Not sure what I'm doing wrong, I keep getting the error "Make sure your second argument has the external name transformation and type (T) -> U", it works fine in Xcode but it doesnt get accepted in the challenge.

Here's my code:

generics.swift
func map<T, U>(array: [T], transformation: ([T]) -> [U] ) -> [U] {
    return transformation(array)
}

func toSquare(_ arrayToSquare: [Int]) -> [Int] {
    var returnArray = [Int]()
    for i in arrayToSquare {
        returnArray.append(i * i)
    }
    return returnArray
}

var challengeArray = [1,2,3,4,5]
map(array: challengeArray, transformation: toSquare)

2 Answers

Chris Stromberg
PLUS
Chris Stromberg
Courses Plus Student 13,389 Points

You need to check your code here:

func map<T, U>(array: [T], transformation: ([T]) -> [U] ) -> [U] {
    return transformation(array)
}

The transformation argument type does not match what the challenge asked for.

transformation: ([T]) -> [U] 

Is not the same type as :

transformation: (T) -> U

Also the challenge is asking you to create a func with two generic parameters:

In the editor define a function named map with two generic type parameters, T and U. The function takes two arguments - array of type [T], and transformation of type (T) -> U. The function returns an array of type U.

The goal of the function is to apply the transformation operation on the array passed in as argument to return a new array containing the values transformed.

Within your func you need to loop thru the generic array [T] and apply a transformation to each element. The type (T) -> U would be applied to each of your elements.

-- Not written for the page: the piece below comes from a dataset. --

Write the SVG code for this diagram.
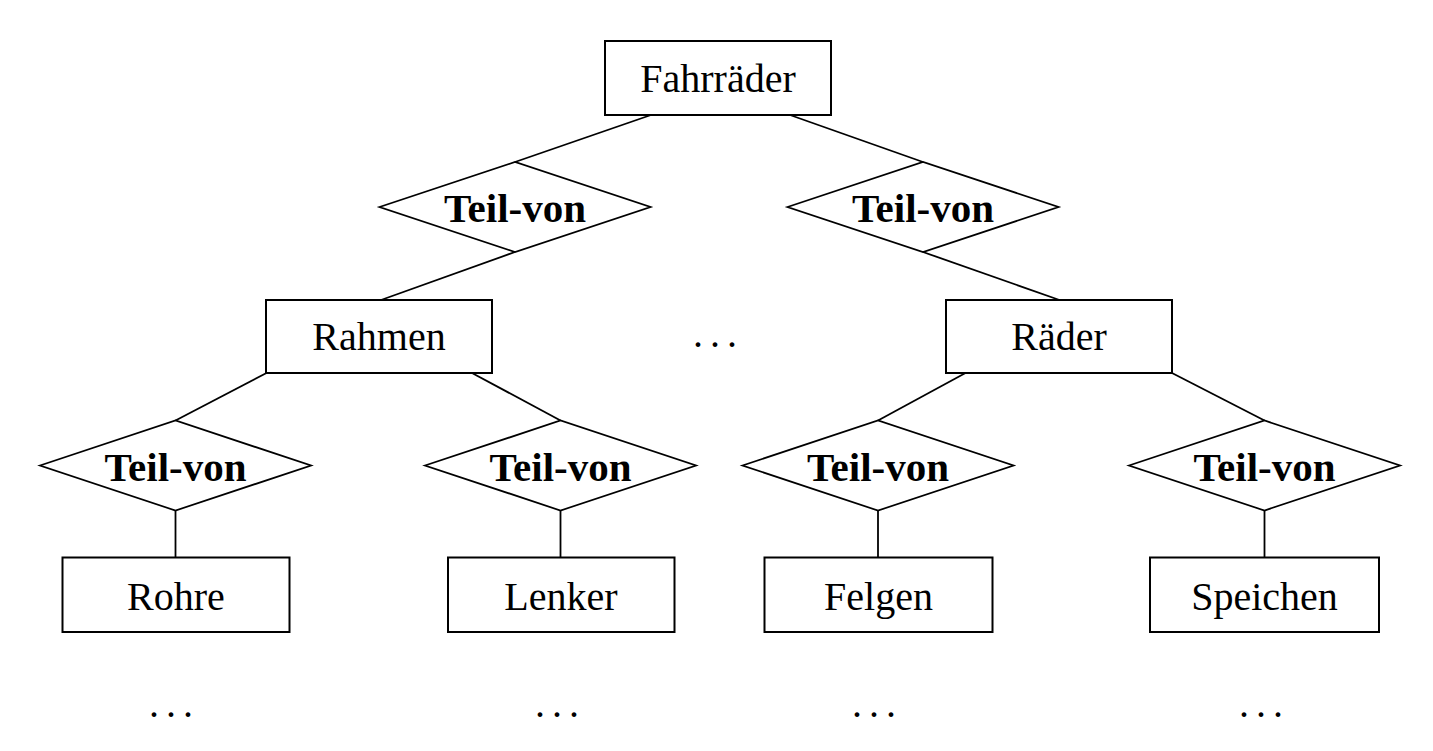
<svg xmlns="http://www.w3.org/2000/svg" width="1433" height="751" viewBox="0 0 1433 751">
<style>
.box{fill:#fff;stroke:#000;stroke-width:2}
.dia{fill:#fff;stroke:#000;stroke-width:1.8}
.lbl{font-family:"Liberation Serif","Times New Roman",serif;font-size:40px;text-anchor:middle;fill:#000}
.rel{font-family:"Liberation Serif","Times New Roman",serif;font-size:41px;font-weight:bold;text-anchor:middle;fill:#000}
.dots{font-family:"Liberation Serif","Times New Roman",serif;font-size:40px;fill:#000}
#connectors line{stroke:#000;stroke-width:1.8}
</style>
<rect width="1433" height="751" fill="#fff"/>
<g id="connectors">
<line x1="651" y1="115" x2="515" y2="162"/>
<line x1="790" y1="115" x2="923" y2="162"/>
<line x1="515" y1="252" x2="381" y2="300"/>
<line x1="923" y1="252" x2="1059.5" y2="300"/>
<line x1="266.5" y1="373" x2="175.5" y2="420.5"/>
<line x1="472" y1="373" x2="560.5" y2="420.5"/>
<line x1="965.5" y1="373" x2="878" y2="420.5"/>
<line x1="1172" y1="373" x2="1264.5" y2="420.5"/>
<line x1="175.5" y1="510.5" x2="175.5" y2="557.5"/>
<line x1="560.5" y1="510.5" x2="560.5" y2="557.5"/>
<line x1="878" y1="510.5" x2="878" y2="557.5"/>
<line x1="1264.5" y1="510.5" x2="1264.5" y2="557.5"/>
</g>
<g id="fahrraeder"><rect class="box" x="605" y="41" width="226" height="74"/><text class="lbl" x="718" y="92">Fahrräder</text></g>
<g id="teilvon1"><polygon class="dia" points="379.5,207 515,162 650.5,207 515,252"/><text class="rel" x="515" y="222">Teil-von</text></g>
<g id="teilvon2"><polygon class="dia" points="787.5,207 923,162 1058.5,207 923,252"/><text class="rel" x="923" y="222">Teil-von</text></g>
<g id="rahmen"><rect class="box" x="266" y="300" width="226" height="73"/><text class="lbl" x="379" y="350">Rahmen</text></g>
<g id="raeder"><rect class="box" x="946" y="300" width="226" height="73"/><text class="lbl" x="1059" y="350">Räder</text></g>
<g id="dots-mid"><text class="dots" x="693 710 727" y="347">...</text></g>
<g id="teilvon3"><polygon class="dia" points="40,465.5 175.5,420.5 311,465.5 175.5,510.5"/><text class="rel" x="175.5" y="480.5">Teil-von</text></g>
<g id="teilvon4"><polygon class="dia" points="425,465.5 560.5,420.5 696,465.5 560.5,510.5"/><text class="rel" x="560.5" y="480.5">Teil-von</text></g>
<g id="teilvon5"><polygon class="dia" points="742.5,465.5 878,420.5 1013.5,465.5 878,510.5"/><text class="rel" x="878" y="480.5">Teil-von</text></g>
<g id="teilvon6"><polygon class="dia" points="1129,465.5 1264.5,420.5 1400,465.5 1264.5,510.5"/><text class="rel" x="1264.5" y="480.5">Teil-von</text></g>
<g id="rohre"><rect class="box" x="62.5" y="557.5" width="227" height="74.5"/><text class="lbl" x="176" y="610">Rohre</text></g>
<g id="lenker"><rect class="box" x="448" y="557.5" width="226.5" height="74.5"/><text class="lbl" x="561" y="610">Lenker</text></g>
<g id="felgen"><rect class="box" x="764.5" y="557.5" width="228" height="74.5"/><text class="lbl" x="878.5" y="610">Felgen</text></g>
<g id="speichen"><rect class="box" x="1150" y="557.5" width="229" height="74.5"/><text class="lbl" x="1264.5" y="610">Speichen</text></g>
<g id="dots-bottom">
<text class="dots" x="149 166 183" y="717">...</text>
<text class="dots" x="535 552 569" y="717">...</text>
<text class="dots" x="852 869 886" y="717">...</text>
<text class="dots" x="1239 1256 1273" y="717">...</text>
</g>
</svg>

func map<T, U>(array: [T], transformation: (T) -> U) -> [U] {

    var transformedArray = [U]()

    for i in array {
        // Here we take an array and append the result of  (T) -> U for each element 
        // in the array provided.
        transformedArray.append(transformation(i))
    }

     // Then we return the new array of generic [U]
    return transformedArray
}
Sergio Alen
Sergio Alen
26,726 Points

Legend. Thanks Chris

Deysha Rivera
Deysha Rivera
5,088 Points

Thank you for your explanation. I'm not sure how I was supposed to know from the description that I needed to use a for in loop to answer this. I don't think the clues were super clear on how to write the body of the function.